The standard always applied previously to support the use of all medical tests was the acceptable accuracy of the test and clinical utility in the judgement of the physician ordering the test, supported by clinical logic and common sense. This was also the standard applied by the FDA in its consideration of a kit for cell culture testing.
ASCO's position since 1999 was one of being agnostic about the use of cell culture assays, but appointed a panel to study them. However, in the meantime, they wanted to make certain that they still get paid if they choose to use drugs which performed poorly in the assays. Thus, when the so-called panel came upon their decision, they said that although cell culture assays show promise, they should not be used outside the confines of a clinical trial, thus protecting their income, again.
I don't know where Michelle H. (hchcec) is coming from making totally uniformed statements about cell culture assays? If she were honest (and not hypocritical), she would conclude that neither the ER nor Her2/neu tests are "ready for prime time." What studies were made making comparisons of the treatment outcomes of groups of patients managed with the benefit of the information provided by these two tests compared to the treatment outcomes of patients managed without benefit of the information provided by these two tests? None!
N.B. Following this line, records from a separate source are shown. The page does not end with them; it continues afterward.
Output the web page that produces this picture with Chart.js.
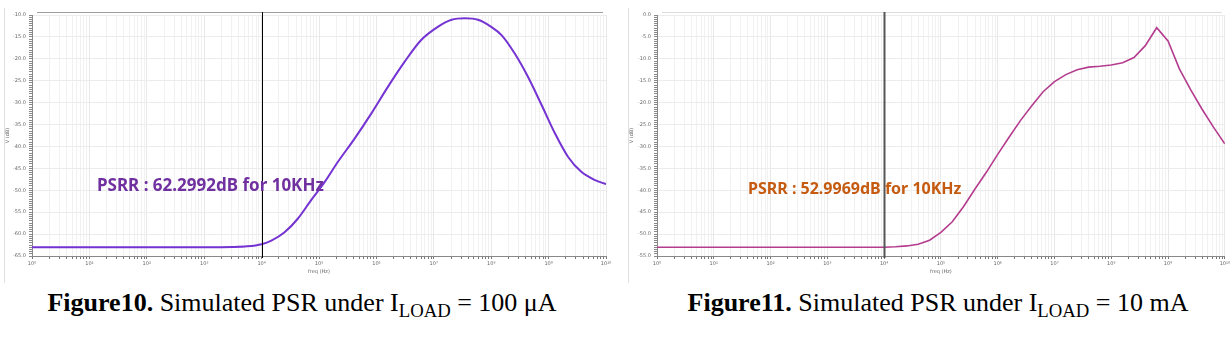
<!DOCTYPE html>
<html>
<head>
<meta charset="utf-8">
<script src="https://cdn.jsdelivr.net/npm/chart.js@4"></script>
<style>
  body { margin: 0; background: #fff; width: 1232px; height: 362px; position: relative; overflow: hidden; }
  canvas { position: absolute; top: 0; }
  .cap { position: absolute; top: 288px; font-family: "Liberation Serif", "Times New Roman", serif; font-size: 26px; color: #000; white-space: nowrap; transform: translateX(-50%); }
  .cap sub { font-size: 0.72em; vertical-align: -0.3em; line-height: 0; }
</style>
</head>
<body>
<canvas id="psr100" width="616" height="285" style="left:0"></canvas>
<canvas id="psr10m" width="616" height="285" style="left:616px"></canvas>
<div class="cap" style="left:302px"><b>Figure10.</b> Simulated PSR under I<sub>LOAD</sub> = 100 μA</div>
<div class="cap" style="left:938px"><b>Figure11.</b> Simulated PSR under I<sub>LOAD</sub> = 10 mA</div>
<script>
// frequency as decade exponent (10^x Hz), PSR in dB
const psr100Exp = [0, 1, 2, 3, 3.5, 3.75, 4, 4.17, 4.4, 4.63, 4.86, 5.1, 5.33, 5.62, 5.91, 6.2, 6.49, 6.78, 7.07, 7.31, 7.54, 7.77, 8.0, 8.18, 8.41, 8.64, 8.88, 9.11, 9.34, 9.57, 9.81, 10];
const psr100dB = [-63.0, -63.0, -63.0, -63.0, -62.95, -62.8, -62.3, -61.5, -59.6, -56.5, -52.3, -48.1, -43.5, -38.2, -32.5, -26.4, -20.7, -15.7, -12.7, -11.1, -10.75, -11.1, -12.7, -14.6, -18.8, -24.1, -30.6, -37.0, -42.4, -45.8, -47.7, -48.6];

const psr10mExp = [0, 1, 2, 3, 3.6, 4, 4.2, 4.4, 4.6, 4.8, 5.0, 5.2, 5.4, 5.6, 5.8, 6.0, 6.2, 6.4, 6.6, 6.8, 7.0, 7.2, 7.4, 7.6, 7.8, 8.0, 8.2, 8.4, 8.6, 8.8, 9.0, 9.2, 9.4, 9.6, 9.8, 10];
const psr10mdB = [-53.0, -53.0, -53.0, -53.0, -53.0, -53.0, -52.9, -52.7, -52.3, -51.4, -49.6, -47.2, -43.7, -39.7, -35.9, -31.8, -27.9, -24.1, -20.7, -17.5, -15.2, -13.6, -12.5, -11.9, -11.7, -11.4, -10.9, -9.7, -7.0, -2.9, -5.9, -12.3, -17.1, -21.5, -25.6, -29.4];

const decadeLabels = ['10⁰', '10¹', '10²', '10³', '10⁴', '10⁵', '10⁶', '10⁷', '10⁸', '10⁹', '10¹⁰'];
const markerFreq = 1e4;

function toPoints(exps, vals) {
  return exps.map((e, i) => ({ x: Math.pow(10, e), y: vals[i] }));
}

// 1..9 x 10^n ticks for the log axis
function logTicks(scale) {
  const t = [];
  for (let n = 0; n < 10; n++) {
    for (let k = 1; k < 10; k++) t.push({ value: k * Math.pow(10, n), major: k === 1 });
  }
  t.push({ value: 1e10, major: true });
  scale.ticks = t;
}

function makeChart(id, opts) {
  const ctx = document.getElementById(id).getContext('2d');
  return new Chart(ctx, {
    type: 'line',
    data: {
      datasets: [{
        data: toPoints(opts.exps, opts.vals),
        borderColor: opts.color,
        borderWidth: opts.width,
        pointRadius: 0,
        tension: 0,
        cubicInterpolationMode: opts.smooth ? 'monotone' : 'default'
      }]
    },
    options: {
      responsive: false,
      animation: false,
      layout: { padding: { left: opts.padLeft, right: opts.padRight, top: 15, bottom: 0 } },
      plugins: { legend: { display: false }, tooltip: { enabled: false } },
      scales: {
        x: {
          type: 'logarithmic',
          min: 1,
          max: 1e10,
          afterBuildTicks: logTicks,
          afterFit: s => { s.height = 29; },
          border: { color: '#888' },
          grid: {
            color: c => c.tick && c.tick.major ? '#e8e8e8' : '#f1f1f1',
            tickColor: '#777',
            tickLength: 3
          },
          ticks: {
            autoSkip: false,
            maxRotation: 0,
            padding: 2,
            color: '#666',
            font: { size: 5, family: 'DejaVu Sans' },
            callback: v => {
              const e = Math.log10(v);
              return Math.abs(e - Math.round(e)) < 1e-9 ? decadeLabels[Math.round(e)] : '';
            }
          },
          title: { display: true, text: 'freq (Hz)', color: '#666', font: { size: 5, family: 'DejaVu Sans' }, padding: { top: 0, bottom: 10 } }
        },
        y: {
          min: opts.yMin,
          max: opts.yMax,
          afterFit: s => { s.width = opts.yWidth; },
          border: { color: '#888' },
          grid: {
            color: c => c.tick && c.tick.value % 5 === 0 ? '#ececec' : 'rgba(0,0,0,0)',
            tickColor: '#888',
            tickLength: 3
          },
          ticks: {
            stepSize: 0.5,
            autoSkip: false,
            padding: 3,
            color: '#666',
            font: { size: 5, family: 'DejaVu Sans' },
            callback: v => v % 5 === 0 ? v.toFixed(1) : ''
          },
          title: { display: true, text: 'V (dB)', color: '#666', font: { size: 5, family: 'DejaVu Sans' }, padding: { top: 1, bottom: 0 } }
        }
      }
    },
    plugins: [{
      id: 'decor',
      afterDraw(chart) {
        const c = chart.ctx;
        const area = chart.chartArea;
        const xs = chart.scales.x;
        c.save();
        // panel frame lines
        c.strokeStyle = '#e0e0e0';
        c.lineWidth = 1;
        c.beginPath();
        c.moveTo(opts.frameX + 0.5, 8);
        c.lineTo(opts.frameX + 0.5, 283);
        c.stroke();
        c.strokeStyle = opts.topColor;
        c.beginPath();
        c.moveTo(area.left + 5, 12.5);
        c.lineTo(area.right - 3, 12.5);
        c.stroke();
        // 10 kHz marker
        const mx = Math.round(xs.getPixelForValue(markerFreq)) + 0.5;
        c.strokeStyle = opts.markerColor;
        c.lineWidth = opts.markerWidth;
        c.beginPath();
        c.moveTo(mx, 12);
        c.lineTo(mx, area.bottom + 2);
        c.stroke();
        // annotation text
        c.fillStyle = opts.textColor;
        c.font = 'bold ' + opts.textSize + 'px "Noto Sans"';
        c.textBaseline = 'middle';
        c.textAlign = 'left';
        c.fillText(opts.text, opts.textX, opts.textY);
        c.restore();
      }
    }]
  });
}

makeChart('psr100', {
  exps: psr100Exp, vals: psr100dB, color: '#7433D2', width: 2, smooth: true,
  padLeft: 4, padRight: 10, yWidth: 28, yMin: -65, yMax: -10,
  frameX: 4, topColor: '#a0a0a0', markerColor: '#000', markerWidth: 1,
  text: 'PSRR : 62.2992dB for 10KHz', textColor: '#7030A0', textSize: 17, textX: 97, textY: 186
});

makeChart('psr10m', {
  exps: psr10mExp, vals: psr10mdB, color: '#B43C8E', width: 1.6, smooth: false,
  padLeft: 12, padRight: 5, yWidth: 29, yMin: -55, yMax: 0,
  frameX: 12, topColor: '#dddddd', markerColor: '#555', markerWidth: 2,
  text: 'PSRR : 52.9969dB for 10KHz', textColor: '#C55A11', textSize: 16, textX: 132, textY: 189
});
</script>
</body>
</html>
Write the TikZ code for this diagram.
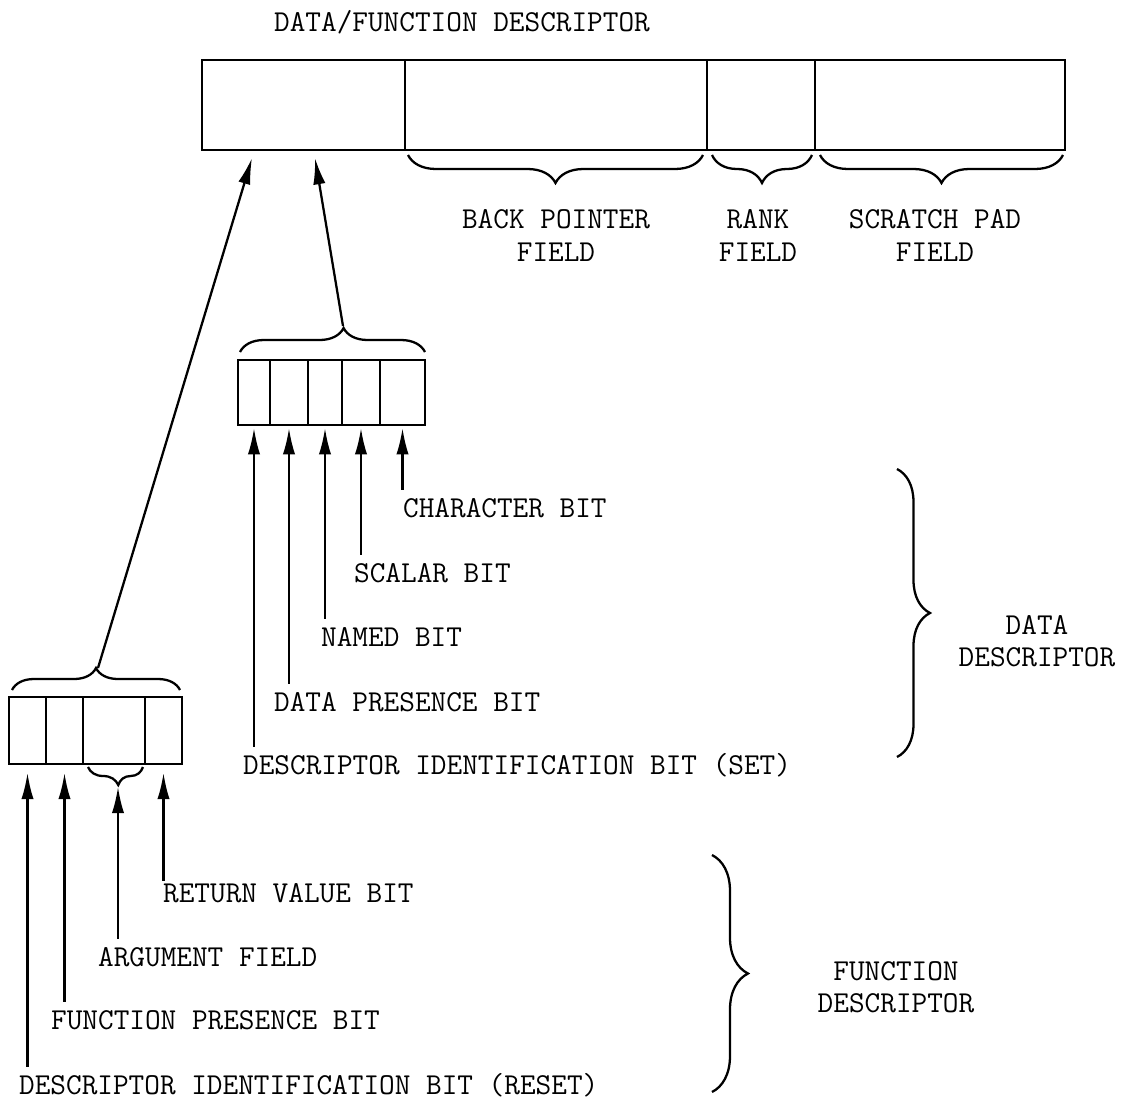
\documentclass[tikz,border=0pt]{standalone}
\usetikzlibrary{calc,arrows.meta,decorations.pathreplacing}

\begin{document}
\begin{tikzpicture}[x=0.02cm,y=-0.02cm,line width=1.3pt,>={Latex[length=15pt,width=7pt]},
  lbl/.style={font=\fontsize{17.3}{18.5}\selectfont\ttfamily,inner sep=0pt,text height=10.5pt,text depth=0pt},
  two/.style={font=\fontsize{17.3}{18.5}\selectfont\ttfamily,inner sep=0pt,align=center},
  field/.style={draw,minimum height=1.8cm,inner sep=0pt,outer sep=0pt,anchor=north west},
  bit/.style={draw,inner sep=0pt,outer sep=0pt},
  brc/.style={decorate,decoration={brace,amplitude=#1}},
  ptr/.style={->,shorten <=4.5pt}]
  \useasboundingbox (0,0) rectangle (1136,1102);
  % descriptor word
  \node[lbl] (title) at (462,22) {DATA/FUNCTION DESCRIPTOR};
  \node[field,minimum width=4.06cm] (tag) at (202,60) {};
  \node[field,minimum width=6.04cm] (back) at (tag.north east) {};
  \node[field,minimum width=2.16cm] (rank) at (back.north east) {};
  \node[field,minimum width=5cm] (pad) at (rank.north east) {};
  % field braces
  \draw[brc=0.56cm] (703,155) -- (408,155);
  \draw[brc=0.56cm] (812,155) -- (712,155);
  \draw[brc=0.56cm] (1063,155) -- (820,155);
  \node[two] (backlbl) at (556,235.5) {BACK POINTER\\FIELD};
  \node[two] (ranklbl) at (758,235.5) {RANK\\FIELD};
  \node[two] (padlbl) at (935,235.5) {SCRATCH PAD\\FIELD};

  % data descriptor bits
  \foreach \n/\xa/\xb in {1/238/270,2/270/308,3/308/342,4/342/380,5/380/425}
    \node[bit,minimum width={(\xb-\xa)*0.02cm},minimum height=1.3cm] (d\n) at ({(\xa+\xb)/2},392.5) {};
  \draw[brc=0.48cm,decoration={aspect=0.56}] (240,352) -- (425,352);
  \node[lbl,anchor=west] (chr) at (402,508) {CHARACTER BIT};
  \node[lbl,anchor=west] (scl) at (353,573) {SCALAR BIT};
  \node[lbl,anchor=west] (nmd) at (320,637) {NAMED BIT};
  \node[lbl,anchor=west] (dpr) at (273,702) {DATA PRESENCE BIT};
  \node[lbl,anchor=west] (dset) at (242,765) {DESCRIPTOR IDENTIFICATION BIT (SET)};
  \foreach \n/\l in {1/dset,2/dpr,3/nmd,4/scl,5/chr}
    \draw[ptr,shorten >=1.7pt] (d\n.south |- \l.north) -- (d\n.south);

  % function descriptor bits
  \foreach \n/\xa/\xb in {1/9/46,2/46/83,3/83/145,4/145/182}
    \node[bit,minimum width={(\xb-\xa)*0.02cm},minimum height=1.34cm] (f\n) at ({(\xa+\xb)/2},730.5) {};
  \draw[brc=0.44cm] (12,690) -- (180,690);
  \draw[brc=0.36cm,decoration={mirror,aspect=0.55}] (88,767) -- (143,767);
  \coordinate (argtip) at (118,785);
  \node[lbl,anchor=west] (ret) at (162,893) {RETURN VALUE BIT};
  \node[lbl,anchor=west] (arg) at (97,957) {ARGUMENT FIELD};
  \node[lbl,anchor=west] (fpr) at (50,1020) {FUNCTION PRESENCE BIT};
  \node[lbl,anchor=west] (freset) at (18,1085) {DESCRIPTOR IDENTIFICATION BIT (RESET)};
  \draw[ptr,shorten >=5pt] (f1.south |- freset.north) -- (f1.south);
  \draw[ptr,shorten >=5pt] (f2.south |- fpr.north) -- (f2.south);
  \draw[ptr,shorten >=1pt] (argtip |- arg.north) -- (argtip);
  \draw[ptr,shorten <=1pt,shorten >=5pt] (f4.south |- ret.north) -- (f4.south);

  % pointers up to the descriptor word
  \coordinate (ftip) at (98,668);
  \coordinate (dtip) at (343,326);
  \coordinate (tagA) at (252,158);
  \coordinate (tagB) at (315,158);
  \draw[->] (ftip) -- (tagA);
  \draw[->] (dtip) -- (tagB);

  % descriptor kinds
  \draw[brc=0.66cm] (897,469) -- (897,757);
  \draw[brc=0.72cm] (712,855) -- (712,1092);
  \node[two] (ddesc) at (1037,641) {DATA\\DESCRIPTOR};
  \node[two] (fdesc) at (896,987) {FUNCTION\\DESCRIPTOR};
\end{tikzpicture}
\end{document}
Selling Cancer Chemotherapy With Concessions Creates Conflicts Of Interest For Oncologists
posted by Gregory D. Pawelski on 01 Aug 2007 at 11:19 pm
More data is emerging showing that there is a continuing problem with the Chemotherapy Concession in America. A system which rewards medical oncologists for being pharmacists. The kaisernetwork.org's Daily Health Policy Report lists two recent New York Times articles that indicate this is precisely how chemotherapy drugs are being selected in the real world of cancer medicine.
Federal laws bar drug companies from paying doctors to prescribe medicines that are given in pill form and purchased by patients from pharmacies. But companies can rebate part of the price that doctors pay for drugs which they dispense in their offices as part of treatment. Doctors receive the rebates after they buy the drugs from the companies. But they also receive reimbursement from Medicare or private insurers for the drugs, often at a markup over the doctors' purchase price.
http://www.kaisernetwork.org/daily_reports/rep_index.cfm?DR_ID=45527
And another New York Times article about cancer drug reps spelling out to cancer docs the way to profit from their wares, a Dr. Robert Geller, an oncologist who worked in private practice from 1996 to 2005 before leaving to join a biotechnology company, said that cancer doctors knew the profits they could make and in some cases would change treatment regimens or offer unnecessary care to make extra money. "It's clear that physicians stopped making decisions based on what made scientific or clinical sense in lieu of what made better business sense, " he said.
The revelation in the article is about pharmaceutical companies calculating to the penny the profits that doctors could make from their drugs and that sales reps from those companies shared those profit estimates with doctors and their staffs. This information comes from industry documents that have become public in a federal civil lawsuit against the drug makers. These documents show that representatives for the companies actually brought spreadsheets to oncologists' offices to show doctors how much they could make.
http://www.nytimes.com/2007/06/12/business/12cancerside.html?ex=1186200000&en=69a4206ea4760a4f&ei=5070
Absent the use of cell culture assay tests to characterize drug resistance and sensitivity of individual tumors, clinical oncologists have the freedom to choose the drug(s) which are most profitable to the oncologist. However, selling cancer chemotherapy with concessions creates conflicts of interest for those oncologists. Medical oncologists should be taken out of the retail pharmacy business and let them be doctors again.